White House backing EMV standard
October 23, 2014

While the card networks have been pushing hard to move the United States to the EMV chip standard, progress has been slow. This is in part due to the cost and nature in switching over. With retailers being forced to buy new card readers and point of sale terminals in order to accept credit card payments with the chip, they are slow to adopt to the new policy. It also hasn't helped that the major banks hadn't started distributing EMV debit cards and credit cards to their customers until fairly recently. However, there has been a kick-start to the transition effort being made by the White House.

A helping hand
Until recently, the federal government has been hesitant on intervening over the implementation of the EMV standard. This is the reason why the country has been slow in adopting the new chip. Other countries had adopted EMV through a government mandate, while the federal government has deferred to the tradition of letting the private sector implement the system. However, the White House has decided to join in on the effort through a series of small initiatives.

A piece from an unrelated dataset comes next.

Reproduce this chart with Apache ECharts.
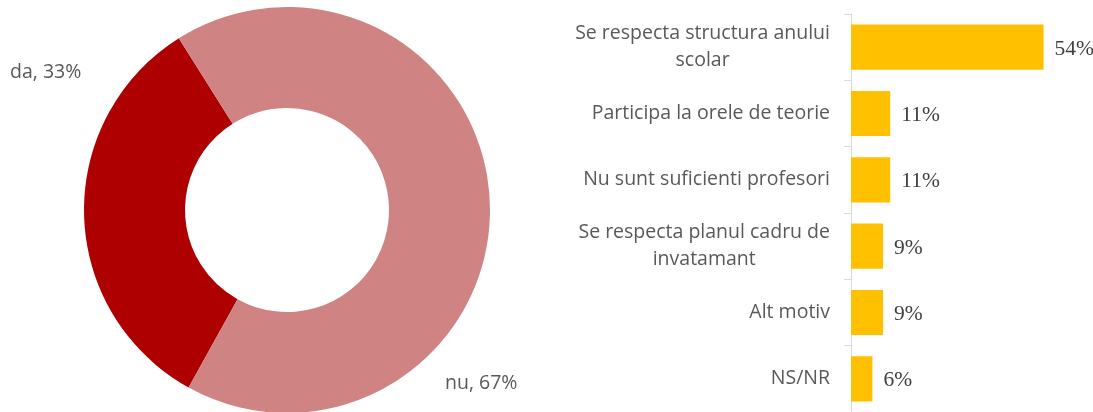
<!DOCTYPE html>
<html>
<head>
<meta charset="utf-8">
<style>
  html, body { margin: 0; padding: 0; background: #fff; }
  #chart { width: 1093px; height: 412px; }
</style>
<script src="https://cdn.jsdelivr.net/npm/echarts@6/dist/echarts.min.js"></script>
</head>
<body>
<div id="chart"></div>
<script>
// donut data
var pieNames = ['da', 'nu']
var pieValues = [33, 67]

// bar data
var barCategories = [
  'Se respecta structura anului\nscolar',
  'Participa la orele de teorie',
  'Nu sunt suficienti profesori',
  'Se respecta planul cadru de\ninvatamant',
  'Alt motiv',
  'NS/NR'
]
var barValues = [54, 11, 11, 9, 9, 6]

var labelFont = '"Open Sans", "Noto Sans", sans-serif'
var labelSize = 19.5
var chart = echarts.init(document.getElementById('chart'))

// where the two donut labels sit (Excel puts them by hand)
var pieLabelPos = [
  { x: 10, y: 72 },
  { x: 445, y: 383 }
]

chart.setOption({
  animation: false,
  grid: {
    left: 851,
    top: 14,
    width: 214,
    height: 406,
    containLabel: false
  },
  xAxis: {
    type: 'value',
    min: 0,
    max: 60,
    show: false
  },
  yAxis: {
    type: 'category',
    inverse: true,
    data: barCategories,
    axisLine: { lineStyle: { color: '#d9d9d9', width: 1 } },
    axisTick: { show: true, length: 7, lineStyle: { color: '#d9d9d9' } },
    axisLabel: {
      margin: 21,
      color: '#595959',
      fontFamily: labelFont,
      fontSize: labelSize,
      lineHeight: 27,
      formatter: function(val) {
        return val.split('\n').map(function(s) { return '{c|' + s + '}' }).join('\n')
      },
      rich: {
        c: {
          align: 'center',
          color: '#595959',
          fontFamily: labelFont,
          fontSize: labelSize,
          lineHeight: 27
        }
      }
    }
  },
  series: [
    {
      type: 'pie',
      center: [287, 210],
      radius: [102, 203],
      startAngle: 241,
      clockwise: true,
      silent: true,
      data: pieNames.map(function(n, i) {
        return { name: n, value: pieValues[i] }
      }),
      color: ['#ae0000', '#d08383'],
      itemStyle: { borderWidth: 0 },
      label: {
        show: true,
        position: 'inside',
        formatter: '{b}, {c}%',
        color: '#595959',
        fontFamily: labelFont,
        fontSize: labelSize
      },
      labelLine: { show: false },
      labelLayout: function(params) {
        var p = pieLabelPos[params.dataIndex]
        return { x: p.x, y: p.y, align: 'left', verticalAlign: 'middle' }
      }
    },
    {
      type: 'bar',
      data: barValues,
      barCategoryGap: '32%',
      itemStyle: { color: '#ffc000' },
      label: {
        show: true,
        position: 'right',
        distance: 11,
        offset: [0, 2],
        formatter: '{c}%',
        color: '#404040',
        fontFamily: '"Liberation Serif", "Times New Roman", serif',
        fontSize: 21.5
      }
    }
  ]
})
</script>
</body>
</html>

President Barack Obama signed an executive order to implement EMV on federal government credit and debit cards starting in January 2015. Among the millions of cards that will be distributed include SmartPay commercial credit cards that are used by government workers for a variety of business and travel expenses. More importantly, though, Direct Express prepaid cards for Social Security beneficiaries who do not have a bank account for direct deposit will also have the chip on their cards as well, directly affecting millions of seniors. In addition, as part of the White House's BuySmart Initiative, he mandated that federal facilities that accept debit card payments upgrade their terminals to accept EMV.

While making an announcement at the Consumer Financial Protection Bureau preceding the signing of the executive order, President Obama noted the efforts of several businesses to adopt EMV card readers, including Target and Walgreens. He also noted that the card networks are doing their part to raise awareness for the smart chip standard. However, the announcement did not, as previously rumored by Digital Transactions, mention anything about cards used for federal programs such as the Supplemental Nutrition Assistance Program, also known as food stamps, nor the Special Supplemental Nutrition Program for Women, Infants and Children, also known as WIC. This may be because benefits are distributed by the states, who would have to issue their own rules on cards.